James Fishback, the CEO of investment firm Azoria and a major Tesla shareholder, pulled plans to launch a Tesla-focused ETF, telling Tesla’s board in a letter that Musk’s latest political turn “creates a conflict with his full-time responsibilities as CEO of Tesla.” He wrote, “I encourage the Board to meet immediately and ask Mr. Musk to clarify his political ambitions and evaluate whether they are compatible with his full-time obligations to Tesla as CEO.”
Fishback wrote on X $TWTR, “Elon is free to burn his own money on the ridiculous stunt that is the America Party. He is *not* free to drag shareholders down with him. Elon is a visionary CEO. He needs to focus on Tesla, not on President Trump.”

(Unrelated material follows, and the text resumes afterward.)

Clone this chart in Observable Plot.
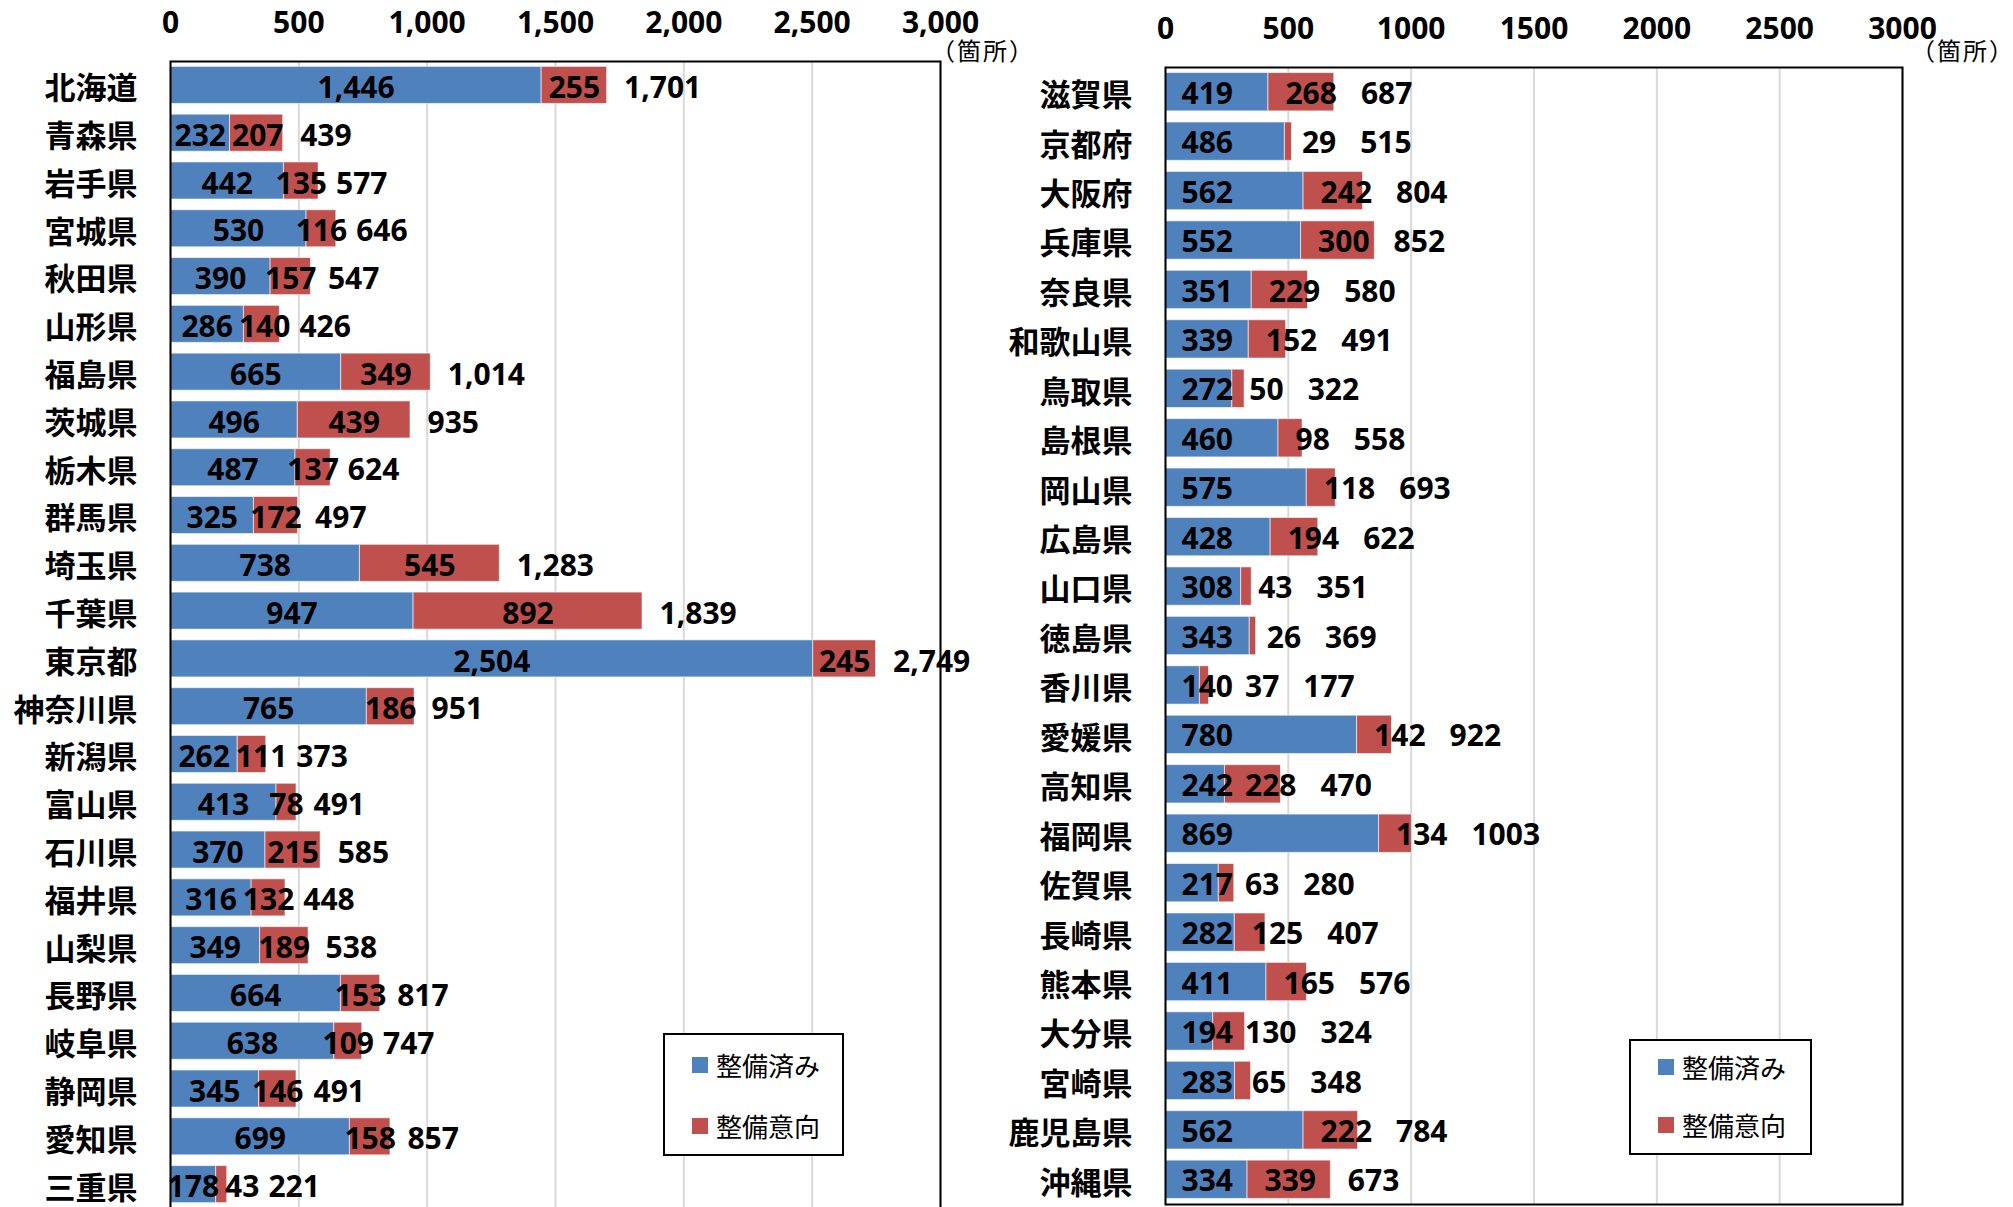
<!DOCTYPE html>
<html>
<head>
<meta charset="utf-8">
<script src="https://cdn.jsdelivr.net/npm/d3@7"></script>
<script src="https://cdn.jsdelivr.net/npm/@observablehq/plot@0.6"></script>
<style>
html, body { margin: 0; padding: 0; overflow: hidden; background: #fff; }
#wrap { position: relative; width: 2013px; height: 1207px; overflow: hidden; background: #fff; }
.panel { position: absolute; top: 0; }
.unit { position: absolute; font-family: "Noto Sans CJK JP", sans-serif; font-size: 24px; letter-spacing: 2px; line-height: 1; color: #000; white-space: nowrap; }
.legend { position: absolute; border: 2px solid #000; box-sizing: border-box; background: #fff; }
.item { position: absolute; display: flex; align-items: center; font-family: "Noto Sans CJK JP", sans-serif; font-size: 26px; line-height: 1; color: #000; white-space: nowrap; transform: translateY(-50%); }
.sw { width: 16px; height: 16px; margin-right: 8px; flex: none; }
</style>
</head>
<body>
<div id="wrap"></div>
<script>
// ---------- data ----------
const leftPrefectures = ["北海道","青森県","岩手県","宮城県","秋田県","山形県","福島県","茨城県","栃木県","群馬県","埼玉県","千葉県","東京都","神奈川県","新潟県","富山県","石川県","福井県","山梨県","長野県","岐阜県","静岡県","愛知県","三重県"];
const leftDeveloped = [1446,232,442,530,390,286,665,496,487,325,738,947,2504,765,262,413,370,316,349,664,638,345,699,178];
const leftPlanned   = [255,207,135,116,157,140,349,439,137,172,545,892,245,186,111,78,215,132,189,153,109,146,158,43];
const leftTotals    = [1701,439,577,646,547,426,1014,935,624,497,1283,1839,2749,951,373,491,585,448,538,817,747,491,857,221];

const rightPrefectures = ["滋賀県","京都府","大阪府","兵庫県","奈良県","和歌山県","鳥取県","島根県","岡山県","広島県","山口県","徳島県","香川県","愛媛県","高知県","福岡県","佐賀県","長崎県","熊本県","大分県","宮崎県","鹿児島県","沖縄県"];
const rightDeveloped = [419,486,562,552,351,339,272,460,575,428,308,343,140,780,242,869,217,282,411,194,283,562,334];
const rightPlanned   = [268,29,242,300,229,152,50,98,118,194,43,26,37,142,228,134,63,125,165,130,65,222,339];
const rightTotals    = [687,515,804,852,580,491,322,558,693,622,351,369,177,922,470,1003,280,407,576,324,348,784,673];

const seriesNames = ["整備済み", "整備意向"];
const xTicks = [0, 500, 1000, 1500, 2000, 2500, 3000];
const unitText = "（箇所）";

// ---------- style ----------
const seriesColors = ["#4F81BD", "#C0504D"];
const DIGIT_FONT = '"Noto Sans", "Noto Sans CJK JP", sans-serif';
const CJK_FONT = '"Noto Sans CJK JP", sans-serif';
const LABEL_SIZE = 30;

const ctx = document.createElement("canvas").getContext("2d");
ctx.font = `bold ${LABEL_SIZE}px "Noto Sans"`;
const textW = s => ctx.measureText(s).width;

function buildPanel(o) {
  const plotW = o.width - o.marginLeft - o.marginRight;
  const u = 3000 / plotW; // data units per pixel
  const rows = o.names.flatMap((n, i) => [
    {name: n, series: seriesNames[0], value: o.done[i]},
    {name: n, series: seriesNames[1], value: o.plan[i]}
  ]);
  const labels = o.names.map((n, i) => {
    const d = o.done[i], p = o.plan[i], t = o.total[i];
    const sd = o.fmt(d), sp = o.fmt(p), st = o.fmt(t);
    const wd = textW(sd), wp = textW(sp);
    const dEnd = d / u, tEnd = t / u;
    let xd, xp, xt;
    if (o.mode === "center") {
      xd = dEnd / 2 - wd / 2;
      xp = Math.max((d + p / 2) / u - wp / 2, xd + wd + 6);
      xt = Math.max(tEnd + 17, xp + wp + 9);
    } else {
      xd = 16;
      xp = Math.max(dEnd + 17, xd + wd + 12);
      xt = Math.max(tEnd + 17, xp + wp + 24);
    }
    return {name: n, sd, sp, st, xd: xd * u, xp: xp * u, xt: xt * u};
  });
  const tOpts = {y: "name", textAnchor: "start", fontSize: LABEL_SIZE, fontWeight: "bold",
                 fontFamily: DIGIT_FONT, fill: "#000", dy: o.labelDy};
  return Plot.plot({
    width: o.width, height: o.height,
    marginLeft: o.marginLeft, marginRight: o.marginRight,
    marginTop: o.marginTop, marginBottom: o.marginBottom,
    style: {background: "transparent", overflow: "visible", color: "#000"},
    x: {domain: [0, 3000], label: null},
    y: {domain: o.names, paddingInner: 0.225, paddingOuter: 0.1125, round: false, label: null},
    color: {domain: seriesNames, range: seriesColors},
    marks: [
      Plot.gridX(xTicks, {stroke: "#D9D9D9", strokeOpacity: 1, strokeWidth: 2}),
      Plot.barX(rows, {x: "value", y: "name", fill: "series", stroke: "#fff", strokeOpacity: 0.6, strokeWidth: 1}),
      Plot.frame({stroke: "#000", strokeWidth: 2}),
      Plot.axisX({anchor: "top", ticks: xTicks, tickFormat: o.fmt, tickSize: 0, tickPadding: 38, label: null,
                  lineAnchor: "middle", fontSize: 30, fontWeight: "bold", fontFamily: DIGIT_FONT, fill: "#000"}),
      Plot.axisY({anchor: "left", tickSize: 0, tickPadding: 33, label: null, fontSize: 31, fontWeight: "bold",
                  fontFamily: CJK_FONT, fill: "#000", dy: 4}),
      Plot.text(labels, {...tOpts, x: "xd", text: "sd"}),
      Plot.text(labels, {...tOpts, x: "xp", text: "sp"}),
      Plot.text(labels, {...tOpts, x: "xt", text: "st"})
    ]
  });
}

const wrap = document.getElementById("wrap");

function addPanel(chart, left) {
  chart.classList.add("panel");
  chart.style.left = left + "px";
  wrap.appendChild(chart);
}

function addUnit(left, top) {
  const d = document.createElement("div");
  d.className = "unit";
  d.style.left = left + "px";
  d.style.top = top + "px";
  d.textContent = unitText;
  wrap.appendChild(d);
}

function addLegend(chart, box, itemX, itemYs) {
  const sc = chart.scale("color");
  const lg = document.createElement("div");
  lg.className = "legend";
  Object.assign(lg.style, {left: box.x + "px", top: box.y + "px", width: box.w + "px", height: box.h + "px"});
  sc.domain.forEach((name, i) => {
    const it = document.createElement("div");
    it.className = "item";
    it.style.left = itemX + "px";
    it.style.top = itemYs[i] + "px";
    const sw = document.createElement("span");
    sw.className = "sw";
    sw.style.background = sc.range[i];
    it.appendChild(sw);
    it.appendChild(document.createTextNode(name));
    lg.appendChild(it);
  });
  wrap.appendChild(lg);
}

const leftChart = buildPanel({
  names: leftPrefectures, done: leftDeveloped, plan: leftPlanned, total: leftTotals,
  fmt: d3.format(","), mode: "center", labelDy: 3,
  width: 1000, height: 1208, marginLeft: 170, marginRight: 60, marginTop: 61, marginBottom: 0
});
addPanel(leftChart, 0);

const rightChart = buildPanel({
  names: rightPrefectures, done: rightDeveloped, plan: rightPlanned, total: rightTotals,
  fmt: d3.format("d"), mode: "start", labelDy: 2,
  width: 1013, height: 1205, marginLeft: 165, marginRight: 111, marginTop: 67, marginBottom: 1
});
addPanel(rightChart, 1000);

addUnit(931, 38);
addUnit(1911, 38);

addLegend(leftChart, {x: 663, y: 1033, w: 181, h: 123}, 27, [30, 91]);
addLegend(rightChart, {x: 1629, y: 1039, w: 183, h: 116}, 27, [26, 84]);
</script>
</body>
</html>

The stakes are plain. Tesla’s collapsing stock price, slumping vehicle deliveries, and slowing profit margins have triggered a growing sense among analysts that Tesla’s core advantage — its founder — is becoming its biggest liability. Tesla’s second-quarter deliveries fell nearly 14%, and the company now faces rising competition from Chinese EV leader BYD. In April, Tesla posted a staggering 71% first-quarter drop in net income.
Musk, once the crown jewel of the company’s brand, is increasingly a source of risk.
This isn’t new. For years, the Tesla board has operated somewhat like a fan club rather than a check on Musk’s power. It approved his $56 billion compensation package — the largest in corporate history — only to watch it struck down by a Delaware judge in January, who called it an “unfathomable sum” awarded by a board that was neither independent nor credible. Despite that, shareholders voted to reinstate his pay deal in June.
On Sunday, Alexandra Merz, who led the campaign to reinstate the pay package, warned on X: “If I could give one advice to [Tesla’s] Board: Don’t rush into a new compensation package right now. Let the dust settle.”
Ives, in his note, laid out a three-point plan moving forward: Tie Musk’s compensation to a concrete time commitment at Tesla, create a special board committee to oversee his political activity, and if necessary, craft a deal that includes more Tesla equity that is contingent on actual engagement.
“The Board cannot control Musk’s donations … but they can have oversight if his political ambitions/endeavors interfere with his role as CEO of Tesla,” He wrote. “The Board now has to take the bull by the horns.”
Ives added, “Tesla needs Musk as CEO for another five years at least given how important of a role Musk will play in the autonomous and robotics future of Tesla.” That “at least” might be optimistic. Musk’s popularity has waned, not just with the public — polls show a steep drop after his stint in Washington — but with many Tesla buyers and investors. His latest political feud, this time aimed at Trump himself, could backfire spectacularly.
The board, for its part, has stayed quiet. “They should stop this nonsense,” former Musk supporter and investor Ross Gerber told The Washington Post. “But they won’t.”
Earlier this year, The Wall Street Journal reported that Tesla’s board had quietly begun working with executive search firms to explore potential successors for Musk. The report suggested that at least some directors had grown concerned about Musk’s increasingly erratic focus and time-consuming political involvement. Board Chair Robyn Denholm decried the report as “absolutely false,” and Musk called it “a deliberately false article” and a “bad breach of ethics,” but multiple outlets confirmed that the board had at least initiated early-stage conversations. Ives at the time called the move a “warning shot.”
That process reportedly fizzled, but Musk’s latest turn has seemingly revived debate about his role at the helm. Tesla’s fate may be tied to Musk, but if the board fails to enforce even basic guardrails, it could soon become tethered to his political whims, too.
Tesla is at a crossroads. Its robotaxi fleet, which debuted in Austin late last month, could generate trillions in value. The company’s AI strategy, increasingly entangled with Musk’s private company xAI, could put Tesla near the center of the physical AI revolution. But none of that will happen on autopilot.
Musk’s real job is still at Tesla’s headquarters in Texas, not on Capitol Hill. Until the board decides whether or not to step in, the stakes on Wall Street couldn’t be higher. Musk’s America Party might win headlines, but if Tesla and its CEO lose focus, investors could lose everything.